The weather has been kinder, although lacking sunshine during June, allowing us to get jobs done at the optimum time. Crops drilled this autumn are forward and healthy, which bodes well for next year’s harvest.
Grain prices are rising towards more realistic levels, and beef and lamb have seen consistently high values. What the New year brings is anyone’s guess.
Increasingly, the only reliable income for many farmers is from diversification - ‘people farming’! This comes in many forms and greatly relies on where farms are situated.
Those living on the edge of towns and well populated villages have an advantage over our colleagues in deepest rural areas. Footfall is important as those who have been watching ‘Clarkson’s Farm’ will have seen. Traditional farming, arable crops and sheep brought him an annual profit of just £144! His farm shop did rather better.
Jeremy Clarkson is being used as an example of what is good and bad in farming and the countryside. Minette Batters, President of the NFU got onto his bandwagon and has milked it for all she is worth. He certainly did deserve the awards, if only to acknowledge that he made a wider audience aware and have a deeper understanding of the difficulties and pitfalls of everyday farming.
As the government rolls out its new programme of support for British agriculture in the form of ELMS, SFI and ‘public money for public good’, it will be interesting to see whether it catches on. Many farms are already doing exactly what these new schemes are asking, which is: environmentally friendly farming practises.
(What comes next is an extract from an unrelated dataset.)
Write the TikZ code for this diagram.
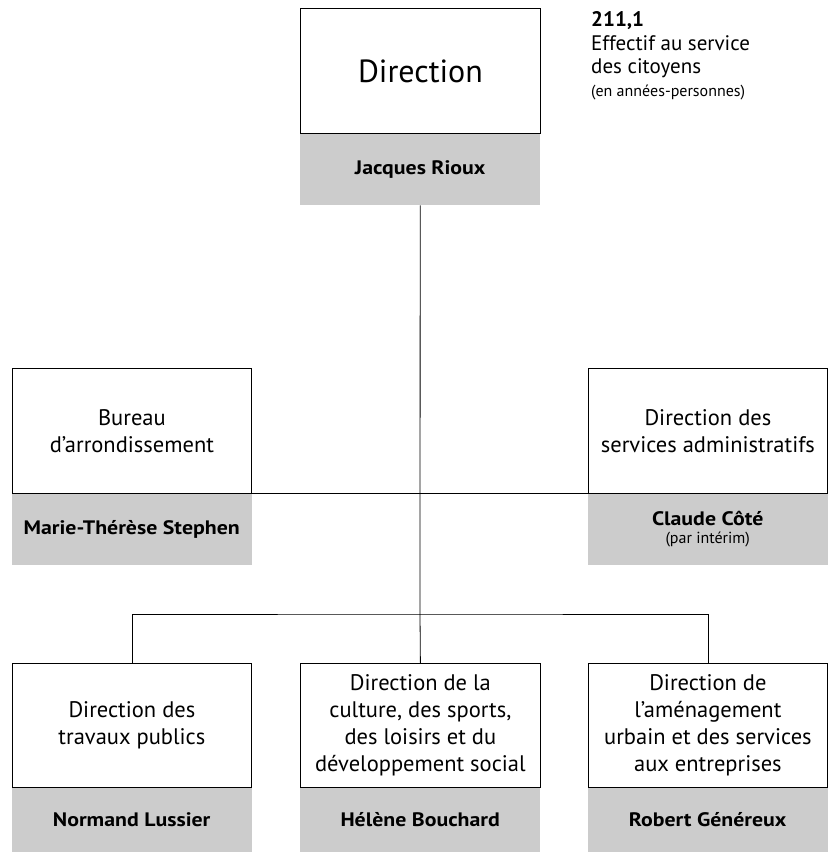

The question is whether our already high standards of land, soil and livestock management and conservation, will be recognised or taken for granted.
Who will be judging and what will be their criteria? Many farms will manage quite well without government support; it is the isolated, and tenant farmers I worry about.
For tenant farmers, investing in what is essentially another man’s land and buildings, is a risky business. However, there are clearly opportunities opening as the countryside shrinks as towns and cities expand their boundaries into greenfield sites, as the population of houses increase at a ridiculous rate.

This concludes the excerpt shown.